A ascensão profissional alterou substancialmente o estilo de vida do ator e da família. Embora cioso de sua privacidade, deixou Niterói e se instalou no Leblon (a mãe, dona Déa Lúcia, ainda mora na cidade, em um confortável apartamento no bairro nobre de Icaraí). Vaidoso, ele mantém a mesma careca lustrosa que adotou assim que notou os primeiros sinais de calvície, aos 23 anos. Seu guarda-roupa mescla camisetas compradas em pacotes com três unidades em lojas de departamentos, peças de sua marca, a UsePG, e bermudas da grife Reserva. Arremata tudo com pulseiras de cristal Swarovski. Sua paixão são os sapatos, especialmente os do estilista francês Christian Louboutin. “Nunca contei quantos tenho, mas recentemente dei sessenta pares que não usava”, revela. Avesso a seguranças particulares, tem medo de assombração e de viajar de avião e é um hipocondríaco assumido. “Não posso sentir uma pontada que entro no tubo da ressonância”, admite. Orgulha-se de poder sustentar toda a família e sente-se muito à vontade para gastar com frivolidades como comprar ingressos para a fila do gargarejo de shows de cantoras como Beyoncé e Madonna no exterior. “Adoraria ser apresentado a elas, tomar um vinho e fazê-las rir”, conta.
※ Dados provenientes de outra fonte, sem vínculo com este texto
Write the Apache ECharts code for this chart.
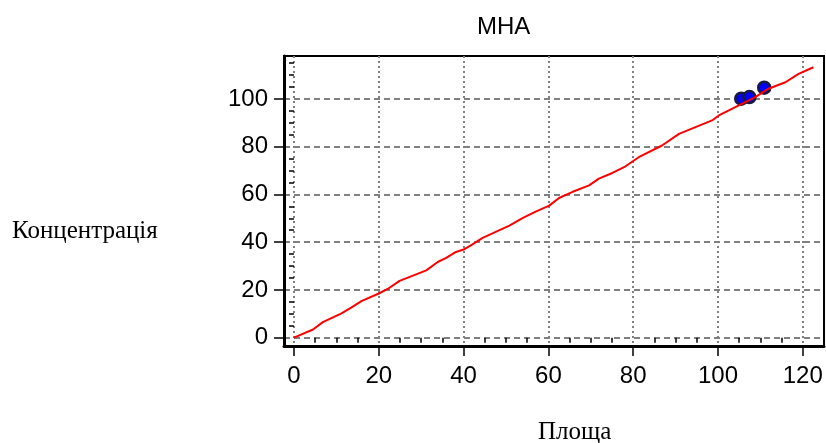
<!DOCTYPE html>
<html>
<head>
<meta charset="utf-8">
<script src="https://cdn.jsdelivr.net/npm/echarts@6/dist/echarts.min.js"></script>
<style>
  html, body { margin: 0; padding: 0; background: #fff; }
  #chart { width: 826px; height: 443px; }
</style>
</head>
<body>
<div id="chart"></div>
<script>
// calibration curve (red line)
const curveX = [0, 4.5, 6.8, 11.1, 13.5, 15.9, 20, 22.1, 24.9, 31.2, 33.9, 35.9, 38.2, 40, 42.1, 44.5, 50.8, 53.9, 57, 60.2, 62.5, 65.6, 69.6, 71.9, 75.1, 78.2, 81.3, 86.8, 90.8, 94.7, 98.6, 100.2, 104.9, 108.8, 111.9, 115.9, 119, 122.5];
const curveY = [0, 3.4, 6.5, 10.1, 12.6, 15.3, 18.5, 20.4, 23.8, 28.2, 31.7, 33.4, 35.9, 36.9, 39.1, 41.8, 46.9, 50.1, 52.8, 55.3, 58.5, 61, 63.8, 66.6, 69, 71.8, 75.6, 80.5, 85.4, 88.2, 91, 93.1, 97.3, 100.8, 104.3, 107, 110.5, 113.3];

// measured points (blue)
const pointX = [105.5, 107.4, 110.9];
const pointY = [100.1, 100.8, 104.7];

const xMajor = [0, 20, 40, 60, 80, 100, 120];
const xMinor = [5, 10, 15, 25, 30, 35, 45, 50, 55, 65, 70, 75, 85, 90, 95, 105, 110, 115];
const yMajor = [0, 20, 40, 60, 80, 100];
const yMinor = [5, 10, 15, 25, 30, 35, 45, 50, 55, 65, 70, 75, 85, 90, 95, 105, 110, 115];

const titleText = 'МНА';
const xName = 'Площа';
const yName = 'Концентрація';

const chart = echarts.init(document.getElementById('chart'));

const labelStyle = {
    color: '#000',
    fontSize: 24,
    fontFamily: 'Liberation Sans, Arial, sans-serif'
};

chart.setOption({
    animation: false,
    backgroundColor: '#fff',
    title: {
        text: titleText,
        left: 472,
        top: 10,
        textStyle: {
            color: '#000',
            fontSize: 24,
            fontWeight: 'normal',
            fontFamily: 'Liberation Sans, Arial, sans-serif'
        }
    },
    grid: {
        left: 284,
        right: 2,
        top: 56,
        bottom: 97,
        show: true,
        borderColor: '#000',
        borderWidth: 2,
        containLabel: false,
        outerBoundsMode: 'none'
    },
    xAxis: [
        {
            type: 'value',
            min: -2.35,
            max: 125,
            axisLine: { show: true, onZero: false, lineStyle: { color: '#000', width: 3 } },
            axisTick: { show: true, customValues: xMajor, length: 10, lineStyle: { color: '#000', width: 1.5 } },
            axisLabel: { show: true, customValues: xMajor, margin: 18, ...labelStyle },
            splitLine: { show: true, lineStyle: { color: '#808080', width: 2, type: [2, 3] } }
        },
        {
            type: 'value',
            min: -2.35,
            max: 125,
            position: 'bottom',
            axisLine: { show: false },
            axisTick: { show: true, customValues: xMinor, length: 5, lineStyle: { color: '#000', width: 1.5 } },
            axisLabel: { show: false },
            splitLine: { show: false }
        }
    ],
    yAxis: [
        {
            type: 'value',
            min: -3.5,
            max: 118,
            axisLine: { show: true, onZero: false, lineStyle: { color: '#000', width: 3 } },
            axisTick: { show: true, customValues: yMajor, length: 10, lineStyle: { color: '#000', width: 1.5 } },
            axisLabel: { show: true, customValues: yMajor, margin: 16, ...labelStyle },
            splitLine: { show: true, lineStyle: { color: '#808080', width: 2, type: [6, 4] } }
        },
        {
            type: 'value',
            min: -3.5,
            max: 118,
            position: 'left',
            axisLine: { show: false },
            axisTick: { show: true, customValues: yMinor, length: 5, lineStyle: { color: '#000', width: 1.5 } },
            axisLabel: { show: false },
            splitLine: { show: false }
        }
    ],
    graphic: [
        {
            type: 'text',
            left: 12,
            top: 219,
            style: { text: yName, fill: '#000', font: '25px "Liberation Serif", "Times New Roman", serif' }
        },
        {
            type: 'text',
            left: 538,
            top: 420,
            style: { text: xName, fill: '#000', font: '25px "Liberation Serif", "Times New Roman", serif' }
        }
    ],
    series: [
        {
            type: 'line',
            xAxisIndex: 0,
            yAxisIndex: 0,
            showSymbol: false,
            data: curveX.map((x, i) => [x, curveY[i]]),
            lineStyle: { color: '#ff0000', width: 2 },
            z: 3
        },
        {
            type: 'scatter',
            xAxisIndex: 0,
            yAxisIndex: 0,
            symbolSize: 12,
            data: pointX.map((x, i) => [x, pointY[i]]),
            itemStyle: { color: '#0000ff', borderColor: '#1a1a40', borderWidth: 2.5, opacity: 1 },
            z: 2
        }
    ]
});
</script>
</body>
</html>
Enquanto isso não acontece, segue com planos mais concretos. Atualmente ele trabalha nas novas temporadas do Vai que Cola e do 220 Volts, para a televisão, na segunda versão cinematográfica de Minha Mãe É uma Peça e numa nova produção cheia de segredos inspirada na vida de São Francisco de Assis. No teatro, continua em turnê com suas três peças e prepara uma nova, com título ainda não divulgado, em que contracenará com seis palhaços no palco. Inquieto como seus tipos masculinos e temperamental como as divas que encarna, Paulo Gustavo quer aproveitar cada segundo das benesses do sucesso.